From empowering domain-oriented data ownership to facilitating self-serve infrastructure and federated governance, Peliqan offers the tools and capabilities needed to transform your organization’s data landscape. Whether you’re feeding data into BI tools, populating a data warehouse, or building machine learning models, Peliqan’s data mesh approach ensures that you can do so efficiently and effectively
As you embark on your data mesh architecture journey, remember that the transition is as much about organizational change as it is about technology. Start small, focus on high-value use cases, and leverage Peliqan’s capabilities to gradually build out your data mesh architecture. With persistence and the right tools, you can unlock the full potential of your organization’s data, driving innovation and informed decision-making across all domains.
Are you ready to revolutionize your data architecture with data mesh? Explore how Peliqan can guide you through this transformative journey, turning your data challenges into opportunities for growth and innovation.
FAQ’s
1. What is the data mesh architecture?
Data mesh architecture is a decentralized approach to data management that treats data as a product, distributes data ownership to domain experts, and provides a self-serve data infrastructure platform. It aims to overcome the scalability and agility challenges of traditional centralized data architectures.
2. What are the 4 pillars of data mesh?
The four pillars of data mesh are:
- Domain-oriented, decentralized data ownership and architecture
- Data as a product
- Self-serve data infrastructure as a platform
- Federated computational governance
3. What is a data mesh vs data lake?
While both data mesh and data lake are approaches to managing large volumes of data, they differ significantly:
- Data Lake: A centralized repository that stores all types of data (structured, semi-structured, and unstructured) in its raw form. It’s managed by a central team and often struggles with scalability and agility in large organizations.
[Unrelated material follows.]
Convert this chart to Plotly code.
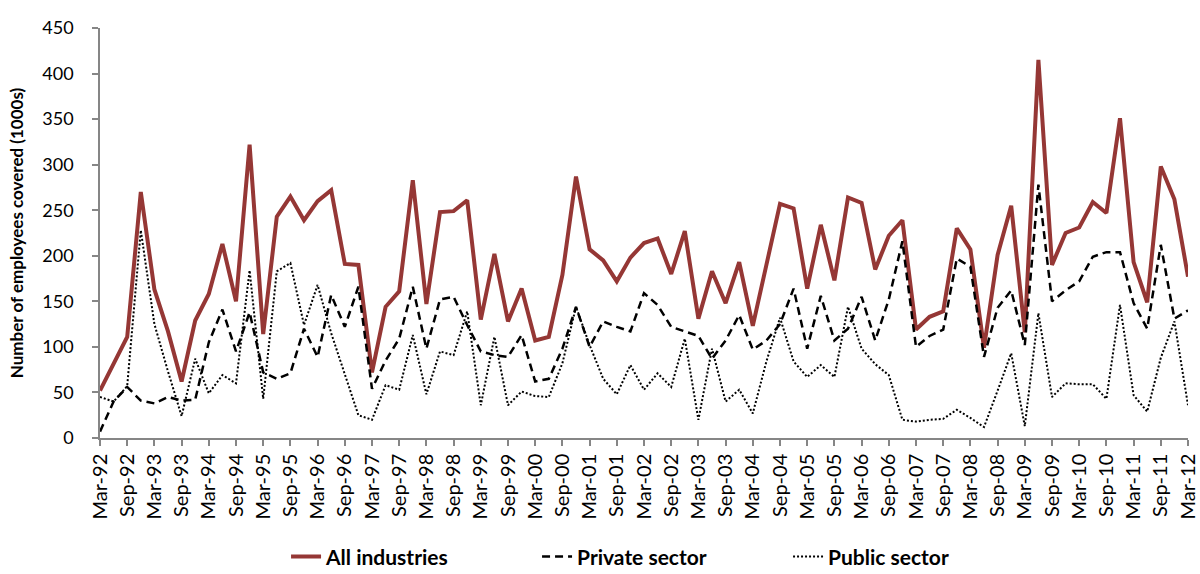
import plotly.graph_objects as go

quarters = [
    "Mar-92", "Jun-92", "Sep-92", "Dec-92", "Mar-93", "Jun-93", "Sep-93", "Dec-93",
    "Mar-94", "Jun-94", "Sep-94", "Dec-94", "Mar-95", "Jun-95", "Sep-95", "Dec-95",
    "Mar-96", "Jun-96", "Sep-96", "Dec-96", "Mar-97", "Jun-97", "Sep-97", "Dec-97",
    "Mar-98", "Jun-98", "Sep-98", "Dec-98", "Mar-99", "Jun-99", "Sep-99", "Dec-99",
    "Mar-00", "Jun-00", "Sep-00", "Dec-00", "Mar-01", "Jun-01", "Sep-01", "Dec-01",
    "Mar-02", "Jun-02", "Sep-02", "Dec-02", "Mar-03", "Jun-03", "Sep-03", "Dec-03",
    "Mar-04", "Jun-04", "Sep-04", "Dec-04", "Mar-05", "Jun-05", "Sep-05", "Dec-05",
    "Mar-06", "Jun-06", "Sep-06", "Dec-06", "Mar-07", "Jun-07", "Sep-07", "Dec-07",
    "Mar-08", "Jun-08", "Sep-08", "Dec-08", "Mar-09", "Jun-09", "Sep-09", "Dec-09",
    "Mar-10", "Jun-10", "Sep-10", "Dec-10", "Mar-11", "Jun-11", "Sep-11", "Dec-11",
    "Mar-12",
]

all_industries = [
    52, 81, 111, 270, 163, 117, 62, 129, 158, 213, 150, 322, 114, 243, 265, 239,
    260, 272, 191, 190, 72, 144, 161, 283, 147, 248, 249, 261, 130, 202, 128, 164,
    107, 111, 179, 287, 207, 195, 172, 198, 214, 219, 180, 227, 131, 183, 148, 193,
    123, 190, 257, 252, 164, 234, 173, 264, 258, 185, 222, 239, 119, 133, 139, 230,
    207, 99, 201, 255, 116, 415, 190, 225, 231, 259, 247, 351, 193, 149, 298, 262,
    177,
]

private_sector = [
    7, 40, 56, 41, 38, 45, 41, 42, 105, 141, 95, 138, 72, 65, 71, 120,
    89, 157, 122, 166, 54, 85, 109, 166, 98, 152, 155, 124, 95, 91, 89, 113,
    62, 65, 98, 144, 100, 128, 122, 117, 159, 146, 122, 117, 112, 87, 107, 135,
    97, 107, 125, 164, 98, 156, 107, 120, 155, 107, 152, 216, 100, 112, 119, 197,
    188, 89, 143, 162, 102, 278, 150, 162, 172, 199, 204, 204, 148, 120, 212, 131,
    140,
]

public_sector = [
    45, 40, 57, 228, 125, 73, 24, 87, 49, 69, 60, 184, 43, 183, 192, 124,
    168, 115, 70, 25, 20, 58, 53, 113, 48, 95, 91, 139, 36, 111, 36, 51,
    46, 45, 82, 144, 102, 65, 48, 80, 53, 71, 56, 109, 20, 98, 40, 53,
    27, 84, 132, 84, 67, 80, 67, 144, 98, 81, 69, 20, 18, 20, 21, 31,
    22, 12, 52, 93, 13, 137, 45, 60, 59, 59, 43, 146, 47, 29, 88, 128,
    36,
]

y_ticks = [0, 50, 100, 150, 200, 250, 300, 350, 400, 450]
x_ticks = quarters[::2]

FONT = "Lato, 'Liberation Sans', Arial, sans-serif"
AXIS_GREY = "#868686"

fig = go.Figure()
fig.add_trace(go.Scatter(
    x=quarters, y=all_industries, name="All industries", mode="lines",
    line=dict(color="#953735", width=4),
))
fig.add_trace(go.Scatter(
    x=quarters, y=private_sector, name="Private sector", mode="lines",
    line=dict(color="#000000", width=2.5, dash="8px,5px"),
))
fig.add_trace(go.Scatter(
    x=quarters, y=public_sector, name="Public sector", mode="lines",
    line=dict(color="#000000", width=2, dash="2px,2px"),
))

fig.update_layout(
    width=1200, height=574,
    margin=dict(l=100, r=12, t=28, b=136, autoexpand=False),
    paper_bgcolor="white", plot_bgcolor="white",
    font=dict(family=FONT, color="#000000", size=16),
    showlegend=True,
    legend=dict(
        orientation="h", x=0.171, xanchor="left", y=-0.29, yanchor="middle",
        font=dict(family=FONT, size=21, weight="bold"),
        entrywidth=206, entrywidthmode="pixels", tracegroupgap=0,
    ),
)
fig.update_xaxes(
    type="category", range=[0, len(quarters) - 1],
    tickmode="array", tickvals=x_ticks, ticktext=x_ticks,
    tickangle=-90, tickfont=dict(family=FONT, size=20),
    showline=True, linecolor=AXIS_GREY, linewidth=1.5,
    ticks="outside", ticklen=6, tickcolor=AXIS_GREY, tickwidth=1.5,
    showgrid=False, zeroline=False, automargin=False,
)
fig.update_yaxes(
    range=[0, 450], tickmode="array", tickvals=y_ticks,
    tickfont=dict(family=FONT, size=18), ticklabelstandoff=15,
    showline=True, linecolor=AXIS_GREY, linewidth=1.5,
    ticks="outside", ticklen=6, tickcolor=AXIS_GREY, tickwidth=1.5,
    showgrid=False, zeroline=False, automargin=False,
    title=dict(text="Number of employees covered (1000s)",
               font=dict(family=FONT, size=17, weight="bold"), standoff=14),
)

fig.write_html(
    "out.html",
    config={"displayModeBar": False},
    post_script="document.body.style.margin='0';document.body.style.overflow='hidden';",
)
- Data Mesh: A decentralized approach where data is managed by domain teams as products. It aims to improve scalability, agility, and data quality by pushing data ownership to those who understand it best.
4. What is mesh in architecture?
In the context of data architecture, “mesh” refers to a network of interconnected data products. Each data product is independently managed by a domain team but can be easily discovered and consumed by other domains. This mesh of data products allows for more flexible and scalable data management compared to traditional centralized architectures.